I swear to god Kristen, if this "cute" guy you are trying to hook up with's friend asks me if we can role play, and I play his mother one more time, Im leaving. You have 3 minutes to save me or I am out.
Drunk man just did a hand stand, fell over, knocked over a whole table of desserts, and didnt lose his cowboy hat. winner.
She was really sick last night--but i was too drunk to bring her chicken noodle soup after the bar, so went by taco bell and got her a chicken burrito instead
I'm tempted to see how fat I can get before he leaves me. It's obvious we're playing a game of chicken here.
Is it mean that I just sent him a pic of my tits with the header, "say bye bye?"
I really have to stop waking up in hot tubs on Friday mornings.
just found out they live across the street from coke dealers... rethinking the new years resolution
I'm a male taking pregnancy tests with every girl at the party. i have no regrets
He brought me breakfast in bed after our one night stand.

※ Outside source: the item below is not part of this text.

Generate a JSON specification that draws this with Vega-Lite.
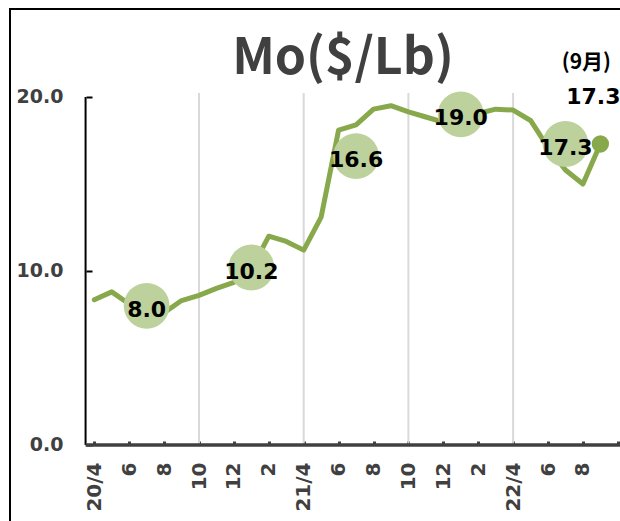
{
  "$schema": "https://vega.github.io/schema/vega-lite/v6.json",
  "width": 612,
  "height": 514,
  "autosize": {"type": "none"},
  "padding": {"left": 10, "top": 9, "right": -2, "bottom": -2},
  "background": "white",
  "title": {"text": "Mo($/Lb)", "font": "Noto Sans CJK JP", "fontSize": 50, "fontWeight": "bold", "color": "#404040", "anchor": "middle", "frame": "group", "offset": -68, "baseline": "alphabetic", "dx": 27, "dy": 47},
  "datasets": {
    "prices": [
      {"t": 0, "month": "2020-04", "price": 8.35},
      {"t": 1, "month": "2020-05", "price": 8.8},
      {"t": 2, "month": "2020-06", "price": 8.1},
      {"t": 3, "month": "2020-07", "price": 7.7, "avg": 8.0},
      {"t": 4, "month": "2020-08", "price": 7.6},
      {"t": 5, "month": "2020-09", "price": 8.3},
      {"t": 6, "month": "2020-10", "price": 8.6},
      {"t": 7, "month": "2020-11", "price": 9.0},
      {"t": 8, "month": "2020-12", "price": 9.35},
      {"t": 9, "month": "2021-01", "price": 10.1, "avg": 10.2},
      {"t": 10, "month": "2021-02", "price": 12.0},
      {"t": 11, "month": "2021-03", "price": 11.7},
      {"t": 12, "month": "2021-04", "price": 11.2},
      {"t": 13, "month": "2021-05", "price": 13.1},
      {"t": 14, "month": "2021-06", "price": 18.1},
      {"t": 15, "month": "2021-07", "price": 18.4, "avg": 16.6},
      {"t": 16, "month": "2021-08", "price": 19.3},
      {"t": 17, "month": "2021-09", "price": 19.5},
      {"t": 18, "month": "2021-10", "price": 19.15},
      {"t": 19, "month": "2021-11", "price": 18.85},
      {"t": 20, "month": "2021-12", "price": 18.55},
      {"t": 21, "month": "2022-01", "price": 18.8, "avg": 19.0},
      {"t": 22, "month": "2022-02", "price": 19.05},
      {"t": 23, "month": "2022-03", "price": 19.3},
      {"t": 24, "month": "2022-04", "price": 19.25},
      {"t": 25, "month": "2022-05", "price": 18.65},
      {"t": 26, "month": "2022-06", "price": 17.1},
      {"t": 27, "month": "2022-07", "price": 15.8, "avg": 17.3},
      {"t": 28, "month": "2022-08", "price": 15.0},
      {"t": 29, "month": "2022-09", "price": 17.3}
    ],
    "grid": [{"t": 6}, {"t": 12}, {"t": 18}, {"t": 24}],
    "axisline": [{"x0": -0.5, "x1": 31, "y0": 0, "y1": 20}]
  },
  "data": {"name": "prices"},
  "layer": [
    {
      "data": {"name": "grid"},
      "mark": {"type": "rule", "color": "#d9d9d9", "strokeWidth": 2},
      "encoding": {
        "x": {"field": "t", "type": "quantitative", "title": null},
        "y": {"datum": 0, "type": "quantitative", "title": null},
        "y2": {"datum": 20.23}
      }
    },
    {
      "mark": {"type": "line", "color": "#88a84c", "strokeWidth": 5, "strokeCap": "round", "strokeJoin": "round"},
      "encoding": {
        "x": {
          "field": "t", "type": "quantitative",
          "scale": {"domain": [-4.831, 30.24], "nice": false, "zero": false},
          "axis": {
            "orient": "bottom", "offset": -78, "title": null,
            "values": [0,1,2,3,4,5,6,7,8,9,10,11,12,13,14,15,16,17,18,19,20,21,22,23,24,25,26,27,28,29,30],
            "domain": false, "grid": false,
            "tickSize": -4, "tickWidth": 3, "tickColor": "#404040",
            "labelAngle": -90, "labelAlign": "right", "labelBaseline": "middle",
            "labelPadding": 21, "labelFont": "DejaVu Sans", "labelFontSize": 20, "labelFontWeight": "bold", "labelColor": "#404040",
            "labelFlush": false, "labelOverlap": false, "labelBound": false,
            "labelExpr": "datum.value % 2 == 0 && datum.value <= 28 ? (datum.value % 12 == 0 ? (20 + floor((datum.value + 3) / 12)) + '/4' : '' + ((datum.value + 3) % 12 + 1)) : ''"
          }
        },
        "y": {
          "field": "price", "type": "quantitative",
          "scale": {"domain": [-4.483, 25.057], "nice": false, "zero": false},
          "axis": {
            "offset": -76, "title": null, "values": [0, 10, 20],
            "domain": false, "grid": false,
            "tickSize": -6, "tickWidth": 2, "tickColor": "black",
            "format": ".1f", "labelPadding": 29,
            "labelFont": "DejaVu Sans", "labelFontSize": 19, "labelFontWeight": "bold", "labelColor": "#404040",
            "labelFlush": false, "labelOverlap": false
          }
        }
      }
    },
    {
      "transform": [{"filter": "isValid(datum.avg)"}],
      "mark": {"type": "point", "filled": true, "color": "#bcd19c", "size": 2100, "opacity": 1},
      "encoding": {
        "x": {"field": "t", "type": "quantitative", "title": null},
        "y": {"field": "avg", "type": "quantitative", "title": null}
      }
    },
    {
      "transform": [{"filter": "isValid(datum.avg)"}],
      "mark": {"type": "text", "font": "DejaVu Sans", "fontSize": 22, "fontWeight": "bold", "color": "black", "dy": 4},
      "encoding": {
        "x": {"field": "t", "type": "quantitative", "title": null},
        "y": {"field": "avg", "type": "quantitative", "title": null},
        "text": {"field": "avg", "type": "quantitative", "format": ".1f"}
      }
    },
    {
      "transform": [{"filter": "datum.t == 29"}],
      "mark": {"type": "point", "filled": true, "color": "#88a84c", "size": 300, "opacity": 1},
      "encoding": {
        "x": {"field": "t", "type": "quantitative", "title": null},
        "y": {"field": "price", "type": "quantitative", "title": null}
      }
    },
    {
      "transform": [{"filter": "datum.t == 29"}],
      "mark": {"type": "text", "font": "DejaVu Sans", "fontSize": 22, "fontWeight": "bold", "color": "black", "dx": -7, "dy": -47},
      "encoding": {
        "x": {"field": "t", "type": "quantitative", "title": null},
        "y": {"field": "price", "type": "quantitative", "title": null},
        "text": {"field": "price", "type": "quantitative", "format": ".1f"}
      }
    },
    {
      "transform": [{"filter": "datum.t == 29"}],
      "mark": {"type": "text", "font": "Noto Sans CJK JP", "fontSize": 21, "fontWeight": "bold", "color": "black", "dx": -14, "dy": -81},
      "encoding": {
        "x": {"field": "t", "type": "quantitative", "title": null},
        "y": {"field": "price", "type": "quantitative", "title": null},
        "text": {"value": "(9月)"}
      }
    },
    {
      "data": {"name": "axisline"},
      "mark": {"type": "rule", "color": "black", "strokeWidth": 2},
      "encoding": {
        "x": {"field": "x0", "type": "quantitative", "title": null},
        "y": {"field": "y0", "type": "quantitative", "title": null},
        "y2": {"field": "y1"}
      }
    },
    {
      "data": {"name": "axisline"},
      "mark": {"type": "rule", "color": "#404040", "strokeWidth": 3.5},
      "encoding": {
        "x": {"field": "x0", "type": "quantitative", "title": null},
        "x2": {"field": "x1"},
        "y": {"field": "y0", "type": "quantitative", "title": null}
      }
    }
  ],
  "config": {
    "view": {"stroke": "black", "strokeWidth": 2}
  }
}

Beer and Cheerios I may come back to this place
he woke me up with all the stuff I had at his house in boxes i had to unwrap my own belongings and he said. Happy v-day its time to see ya day! Worst day ever
She said to me, without hesitation, "make me an offer better than my sugar daddy and I'll go with you"
all his sexual metaphors involve condiments, should I worry?
I just licked a piece of cheese off my phone screen if that makes you feel any better
I came home with 30lbs of BBQ last night. I can't pick up women in a bar but I sure can pick up leftovers from a corporate party.